People that cannot see the continuity between the Good of Plato, the One of the Neo-Platonists, and God of the Christians are blinded and people who deny the reality of any—and by the same token, all—of these are blind. 

De utilitatem mortis:

I wonder if death serves a function in respect to our consciousness analogous to that which a screen plays in respect to a cinema projector or opaque matter in the universe plays in respect to light. Namely, the former provides a “screen” by which the latter is displayed or made manifest. Light, for example, only becomes visible when it encounters “resistance” in the form of opaque matter. If this were not the case, the night sky would be shining brighter than a thousand suns. Perhaps we could not have experience if it were not bounded and thereby “mirrored” back to us from our final end. 

On the second paragraph in Declaration of Independence:

I think you offered a very lucid analysis of the term “equality” in the context of the Declaration of Independence. It has been my observation that many people find it difficult to arrive at the understanding that you appear to have achieved so effortlessly. I think it is very challenging for people today to think in terms of principles. In the absence of principles, measurement is employed to stand in as a kind of “crutch.” As far as I can tell, this way of thinking about the notion of equality always tends to lead to envy and thence to conflict.


From a certain standpoint, The Declaration of Independence enshrines a sort of psychological curse by promulgating the “inalienable right to…the pursuit of happiness.” I have in mind a critique similar to the one that Plato levies against all desires in the absence of wisdom to order them towards their proper ends. The result is that people will inevitably chase after what merely seems good rather than what is good. One manner in which these two ends can be distinguished is that what merely seems to be good will ensure that the pursuit of happiness will always fail to result in enduring fulfilment or eudaimonia and thus will continue interminably with no real terminus ad quem. Nietzsche has a very funny way of putting it:

“What the English call ‘comfortable’ is something endless and inexhaustible. Every condition of comfort reveals in turn its discomfort, and these discoveries go on for ever. Hence the new want is not so much a want of those who have it directly, but is created by those who hope to make profit from it.”
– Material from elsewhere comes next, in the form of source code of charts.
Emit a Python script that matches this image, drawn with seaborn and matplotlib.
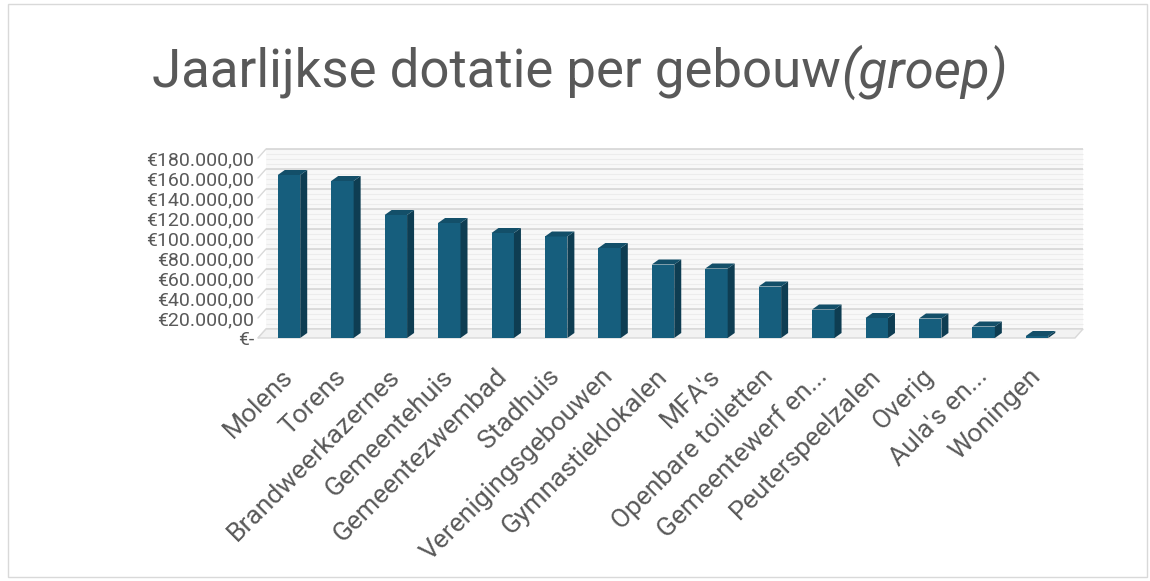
import matplotlib
matplotlib.use("Agg")
import matplotlib.pyplot as plt
import seaborn as sns
import numpy as np
from matplotlib.patches import Polygon, Rectangle
from matplotlib.transforms import ScaledTranslation

categories = ["Molens", "Torens", "Brandweerkazernes", "Gemeentehuis", "Gemeentezwembad",
              "Stadhuis", "Verenigingsgebouwen", "Gymnastieklokalen", "MFA's",
              "Openbare toiletten", "Gemeentewerf en...", "Peuterspeelzalen", "Overig",
              "Aula's en...", "Woningen"]
values = [163000, 157000, 123000, 115000, 105000, 101500, 90000, 73500, 69500,
          51500, 28500, 20000, 19500, 11500, 2000]
yticks = [0, 20000, 40000, 60000, 80000, 100000, 120000, 140000, 160000, 180000]

def euro(v):
    if v == 0:
        return "€-"
    return "€" + f"{v:,.2f}".replace(",", "X").replace(".", ",").replace("X", ".")

sns.set_theme(style="white")
plt.rcParams["font.family"] = ["Roboto", "DejaVu Sans"]

GREY = "#595959"
FRONT = "#165E7D"
SIDE = "#0E3D52"
TOP = "#134F69"

fig = plt.figure(figsize=(11.5, 5.81), dpi=100)
fig.patch.set_facecolor("white")
W, H = 1150, 581
ax = fig.add_axes([258 / W, (H - 338) / H, 817 / W, 190 / H])
ax.set_facecolor("none")

sns.barplot(x=categories, y=values, color=FRONT, saturation=1, width=0.42, ax=ax, zorder=3)
ax.set_xlim(-0.58, len(categories) - 0.29)
ax.set_ylim(0, 190000)

# depth of 3D effect in data units, derived from pixel offsets
DX_PX, DY_PX = 7, 5
inv = ax.transData.inverted()
o = inv.transform((0, 0))
d = inv.transform((DX_PX, DY_PX))
dxd, dyd = d[0] - o[0], d[1] - o[1]

# back wall offset
BX_PX, BY_PX = 8, 9
wall = ax.transData + ScaledTranslation(BX_PX / 100, BY_PX / 100, fig.dpi_scale_trans)
x0, x1 = ax.get_xlim()
wd = inv.transform((BX_PX, BY_PX))
wdx, wdy = wd[0] - o[0], wd[1] - o[1]

# back wall
ax.add_patch(Rectangle((x0, 0), x1 - x0, 180000, transform=wall, facecolor="#f8f8f8",
                       edgecolor="none", zorder=0, clip_on=False))
minor = np.arange(0, 180001, 5000)
ax.hlines(minor, x0, x1, transform=wall, colors="#ececec", lw=0.8, zorder=0.5, clip_on=False)
ax.hlines(yticks, x0, x1, transform=wall, colors="#d9d9d9", lw=1.3, zorder=1, clip_on=False)
# left wall
for yv in yticks:
    ax.plot([x0, x0 + wdx], [yv, yv + wdy], color="#d9d9d9", lw=1.0, zorder=1, clip_on=False)
# floor
ax.add_patch(Polygon([(x0, 0), (x1, 0), (x1 + wdx, wdy), (x0 + wdx, wdy)], closed=True,
                     facecolor="#f2f2f2", edgecolor="#d9d9d9", lw=1.0, zorder=1.5, clip_on=False))

for p in ax.patches[:]:
    if isinstance(p, Polygon) or not isinstance(p, Rectangle):
        continue
    if tuple(p.get_facecolor()[:3]) != matplotlib.colors.to_rgb(FRONT):
        continue
    bx, bw, bh = p.get_x(), p.get_width(), p.get_height()
    p.set_edgecolor("none")
    side = Polygon([(bx + bw, 0), (bx + bw + dxd, dyd), (bx + bw + dxd, bh + dyd), (bx + bw, bh)],
                   closed=True, facecolor=SIDE, edgecolor="none", zorder=3)
    top = Polygon([(bx, bh), (bx + bw, bh), (bx + bw + dxd, bh + dyd), (bx + dxd, bh + dyd)],
                  closed=True, facecolor=TOP, edgecolor="none", zorder=3)
    ax.add_patch(side)
    ax.add_patch(top)

ax.set_yticks(yticks)
ax.set_yticklabels([euro(v) for v in yticks], color=GREY, fontsize=14)
ax.tick_params(axis="y", length=0, pad=3)
ax.set_xticks(range(len(categories)))
ax.set_xticklabels(categories, rotation=45, ha="right", va="center", rotation_mode="anchor",
                   color=GREY, fontsize=19)
ax.tick_params(axis="x", length=0, pad=25)
ax.set_xlabel("")
ax.set_ylabel("")
for s in ax.spines.values():
    s.set_visible(False)
ax.grid(False)

# title with italic part
t1 = fig.text(152 / W, 1 - 72 / H, "Jaarlijkse dotatie per gebouw", fontsize=38, color=GREY,
              ha="left", va="center")
fig.canvas.draw()
bb = t1.get_window_extent(fig.canvas.get_renderer())
fig.text(bb.x1 / W, 1 - 72 / H, "(groep)", fontsize=38, color=GREY, style="italic",
         ha="left", va="center")

# chart border
fig.add_artist(Rectangle((8 / W, 4 / H), (1147 - 8) / W, (577 - 4) / H, transform=fig.transFigure,
                         fill=False, edgecolor="#d9d9d9", lw=1.0))

fig.savefig("out.png", dpi=100, facecolor="white")
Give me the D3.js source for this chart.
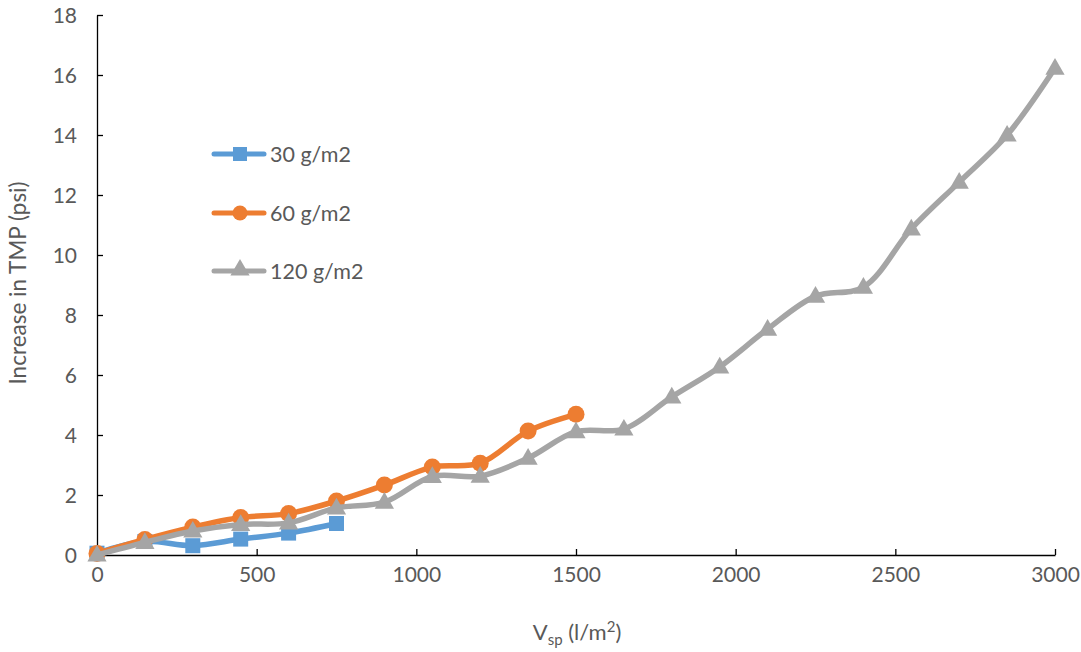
<!DOCTYPE html>
<html><head><meta charset="utf-8">
<script src="https://cdn.jsdelivr.net/npm/d3@7"></script>
<style>body{margin:0;background:#fff}svg{display:block}text{font-family:Lato,"Open Sans",sans-serif;fill:#595959}</style>
</head><body><svg id="c" width="1081" height="652"></svg>
<script>
const xValues30 = [0,150,300,450,600,750];
const values30 = [0.06,0.45,0.31,0.53,0.73,1.05];
const xValues60 = [0,150,300,450,600,750,900,1050,1200,1350,1500];
const values60 = [0.05,0.52,0.93,1.25,1.38,1.8,2.33,2.93,3.06,4.13,4.69];
const xValues120 = [0,150,300,450,600,750,900,1050,1200,1350,1500,1650,1800,1950,2100,2250,2400,2550,2700,2850,3000];
const values120 = [0,0.42,0.8,1.02,1.07,1.57,1.76,2.62,2.63,3.23,4.11,4.2,5.27,6.27,7.53,8.63,8.93,10.87,12.43,14.0,16.23];
const seriesNames = ["30 g/m2","60 g/m2","120 g/m2"];
const xTicks = [0,500,1000,1500,2000,2500,3000];
const yTicks = [0,2,4,6,8,10,12,14,16,18];

const svg = d3.select("#c");
const x = d3.scaleLinear().domain([0,3000]).range([97,1055]);
const y = d3.scaleLinear().domain([0,18]).range([555,15]);

// axes
const xa = svg.append("g").attr("transform","translate(0,555)")
  .call(d3.axisBottom(x).tickValues(xTicks).tickFormat(d3.format("d")).tickSize(-6).tickPadding(12).tickSizeOuter(0));
const ya = svg.append("g").attr("transform","translate(97,0)")
  .call(d3.axisLeft(y).tickValues(yTicks).tickFormat(d3.format("d")).tickSize(-6).tickPadding(20).tickSizeOuter(0));
[xa,ya].forEach(a=>{
  a.selectAll("path,line").attr("stroke","#000").attr("stroke-width",1.3);
  a.selectAll("text").attr("font-size",21).attr("fill","#595959").style("font-family","Lato,'Open Sans',sans-serif");
});
ya.selectAll("text").attr("dy","0.35em");

const colors = ["#5B9BD5","#ED7D31","#A5A5A5"];
const data = [
  xValues30.map((v,i)=>[v,values30[i]]),
  xValues60.map((v,i)=>[v,values60[i]]),
  xValues120.map((v,i)=>[v,values120[i]])
];
const line = d3.line().x(d=>x(d[0])).y(d=>y(d[1])).curve(d3.curveCatmullRom.alpha(0.5));
const tri = d3.symbol().type(d3.symbolTriangle).size(160);
function marker(g, k, cx, cy){
  if(k===0) g.append("rect").attr("x",cx-7.5).attr("y",cy-7.5).attr("width",15).attr("height",15).attr("fill",colors[0]);
  else if(k===1) g.append("circle").attr("cx",cx).attr("cy",cy).attr("r",8.5).attr("fill",colors[1]);
  else g.append("path").attr("d",tri).attr("transform",`translate(${cx},${cy+1})`).attr("fill",colors[2]);
}
data.forEach((d,k)=>{
  const g = svg.append("g");
  g.append("path").attr("d",line(d)).attr("fill","none").attr("stroke",colors[k]).attr("stroke-width",5.5).attr("stroke-linecap","round");
  d.forEach(p=>marker(g,k,x(p[0]),y(p[1])));
});

// legend
const ly = [154,213,271];
seriesNames.forEach((n,k)=>{
  const g = svg.append("g");
  g.append("line").attr("x1",214).attr("x2",264).attr("y1",ly[k]).attr("y2",ly[k]).attr("stroke",colors[k]).attr("stroke-width",5).attr("stroke-linecap","round");
  if(k===0) g.append("rect").attr("x",233).attr("y",ly[k]-7).attr("width",14).attr("height",14).attr("fill",colors[0]);
  else if(k===1) g.append("circle").attr("cx",240).attr("cy",ly[k]).attr("r",7.5).attr("fill",colors[1]);
  else g.append("path").attr("d",tri).attr("transform",`translate(240,${ly[k]-1})`).attr("fill",colors[2]);
  g.append("text").attr("x",270).attr("y",ly[k]).attr("dy","0.35em").attr("font-size",21.5).text(n);
});

// axis titles
svg.append("text").attr("transform","translate(26,283) rotate(-90)").attr("text-anchor","middle").attr("font-size",22.5).text("Increase in TMP (psi)");
const xt = svg.append("text").attr("x",577).attr("y",640).attr("text-anchor","middle").attr("font-size",22);
xt.append("tspan").text("V");
xt.append("tspan").attr("font-size",15).attr("dy",5).text("sp");
xt.append("tspan").attr("dy",-5).text(" (l/m");
xt.append("tspan").attr("font-size",15).attr("dy",-8).text("2");
xt.append("tspan").attr("dy",8).text(")");
</script></body></html>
You rightly observed that the scope of the Founder’s intention with the phrase “all men are created equal” was severely limited by our standards and has since been expanded to encompass demographics that were formerly excluded. The so-called “Three-fifths Compromise” was not written in the Declaration, which was directed towards England, but in the Constitution, which was published amongst the former colonies and henceforth “United States.” Aside from the fact that it would have been irrelevant to outline prospective legislations that the colonies intended to establish to the country from which they were seceding, I think this is also fortunate because, given that the Three-fifths Compromise was written in the Constitution, it was also subject to amendment in virtue of being part of that document. And indeed it was overturned with the 14th Amendment. You opined that teasing people with the promise of “equality” made them more tractable and susceptible to manipulation. I see where you are coming from here but I am also left to wonder whether it is not far more significant that this famous statement actually provided something like a “North Star” towards which to orient future social and political development. It is not at all clear to me that something like the Three-fifths Compromise would ever have been overturned if not for precisely this same promise of equality that you seem to have categorically interpreted as a subterfuge. I think the same goes for all of the great civil rights victories in the history of this country. Every civil rights leader has been able to appeal to principles established by this country which the same country is not living up to and this lends both a moral and political force to the movements. Can you see what I am getting at here? I would like to hear your response and please correct me if I have failed to follow your line of argument.